E pior: o sabor das pipocas gourmets nunca vai superar o gostinho das pipocas que eram vendidas em portas de colégio – delícias produzidas pelos mesmos carroceiros que, segundo as nossas mães, também ofereciam balas recheadas de cocaína. Pura lenda.



Mas sabe o que mais me incomoda nessa coisa toda?

Algumas pessoas estão virando gourmets em tempo integral.

O que, se quer mesmo saber a minha opinião, é chato pra caralho.

Outro dia chamei um brother para tomar uma.

E o cara, que antes vivia em botecos sujos, sugeriu que fôssemos a um bar com carta de cerveja.

Não o contrariei. “Uma Original, por favor”, pedi ao garçom.

O meu amigo-gourmet-ostentação quase teve um surto.

Só faltou dizer: “Você está louco! Vai mesmo beber urina de mendigo com infecção na uretra?”. Sério.

O cara ficou inconformado com a minha escolha, e, de tanto me encher, conseguiu me convencer a pedir outra cerveja.

Eu ali, morrendo de vontade de beber, e o cara falando do conjunto malteado e da densidade do creme. Fiquei puto.

Mas beleza, pedi a tal da cerveja feita por monges belgas e alclatras. Até curti, mas, a meu ver (ver de quem não é gourmet), é muito cara.

Aí bateu aquela fome. Sugeri que pedíssemos uma porção de mandioca frita.

Sabe o que o cara respondeu? Não harmoniza!

Como assim não harmoniza? “Harmoniza melhor com carnes de caça e mariscos!”, ele disse como se eu estivesse prestes a fazer uma heresia gastronômica.

E como eu não caço e não sou gourmet, naquele momento, percebi que não harmonizava mais com o amigo mudado.

Não dá pra harmonizar com um cara que acha que a existência só é boa se for vivida em ritmo de degustação.

Como chamar um cidadão desses para almoçar na casa da minha mãe, por exemplo?

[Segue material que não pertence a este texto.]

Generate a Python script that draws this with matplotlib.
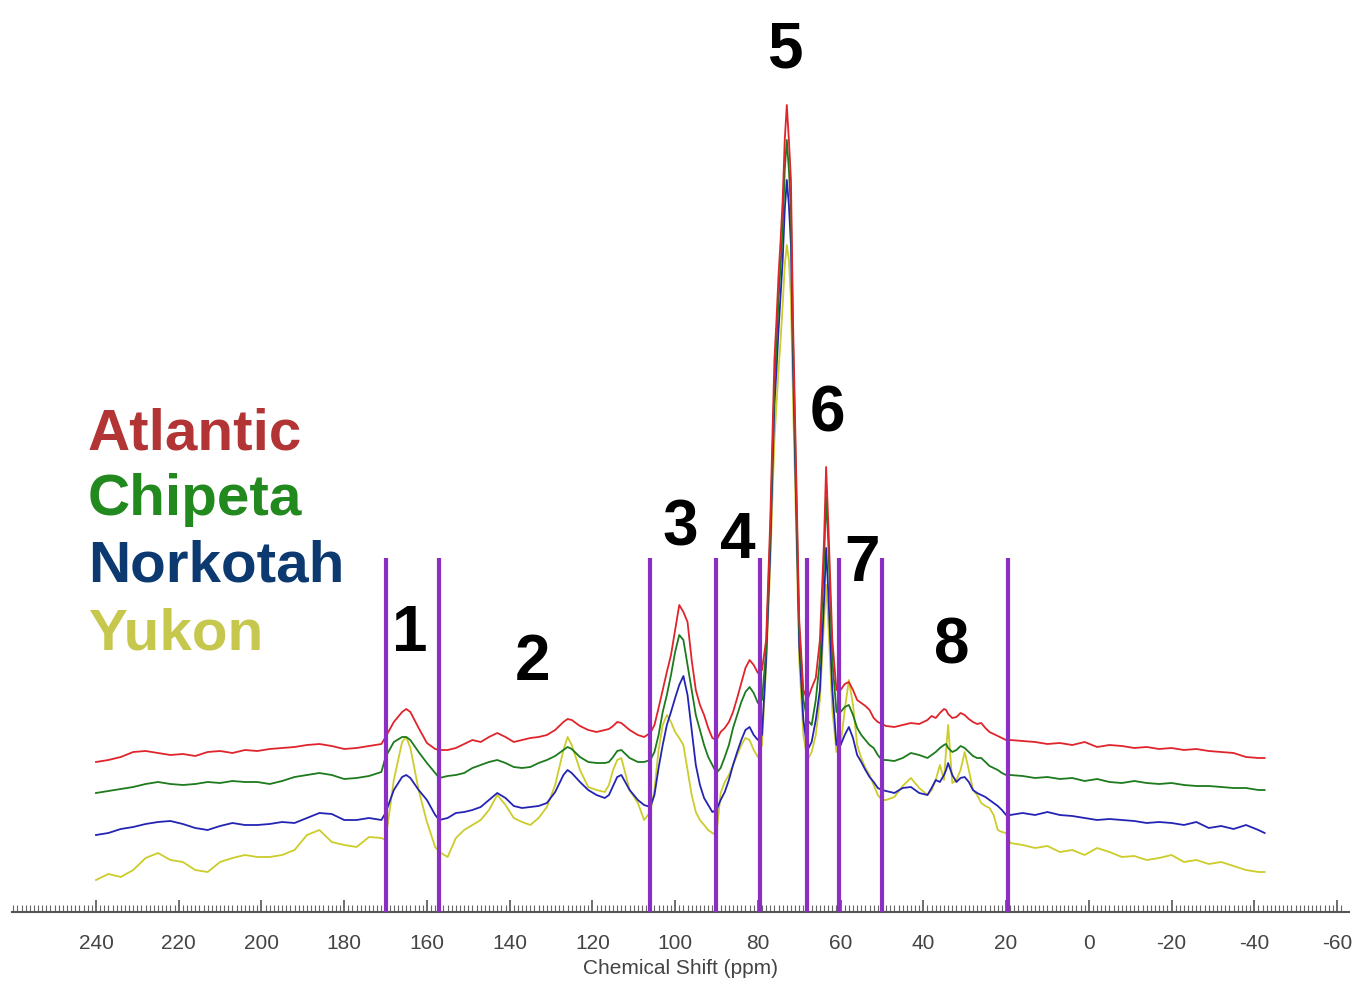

Não quero correr o risco de ouvi-lo dizer, à minha coroa: “Mas bife à milanesa não harmoniza com creme de milho!”. Ou pior: “Nossa, vocês não têm azeite trufado por aqui?”. Não dá.

Entendo que saber harmonizar as coisas é interessante, e que, em muitos casos, deve promover um belo agrado ao paladar. Não sou louco de contestar isso.

Mas os tais homens-gourmet, aqueles que encaram a necessidade de harmonização de maneira extremista e necessária em todas as situações, parecem ter perdido o controle – e a noção!

E, em muitos casos, andam por aí obstinados a encontrar harmonização perfeita para tudo.

Tenho certeza que eles não compram carro flex porque creem que álcool não harmoniza legal com gasolina.

E imagino que eles, quando encontram uma perereca ruiva, dizem: “Não vai rolar, seus pelos vermelhos não harmonizam com os meus negros!”.

Porra, aí fode a vida. Só a vida, né? Pois qual mulher quer passar o dia todo ao lado de um cara que tem o TOC da harmonização?

Não quero que pensem que sou contra os food trucks, coisas gourmets e harmonizações.

Já fui feliz em food trucks, confesso. Já experimentei – e gostei! – de quitutes gourmets, e, acredite, em uma harmonização de queijos& vinhos, eu realmente consegui perceber a magia que acontece quando harmonizamos vinhos com a incontrolável vontade de beber.

Só acho que, em todos os itens que acabei de citar, estão exagerando na dose.

Em alguns casos para justificar preços abusivos e fazer com que nos sintamos menos trouxas por pagar mais de cinco reais em algo que, há três anos, no máximo custava dois.

Noutros para fazer o consumidor acreditar na existência de diferenciais que, na verdade, não passam de disfarces. Ou qualquer gota de algo trufado. Saca?

Agora peço licença, pois preciso harmonizar uma Coca-Coca com um misto feito naquela chapa que, no final do dia, contém notáveis resquícios do tempero de todos os lanches que passaram por lá desde que a padoca abriu, em 1984.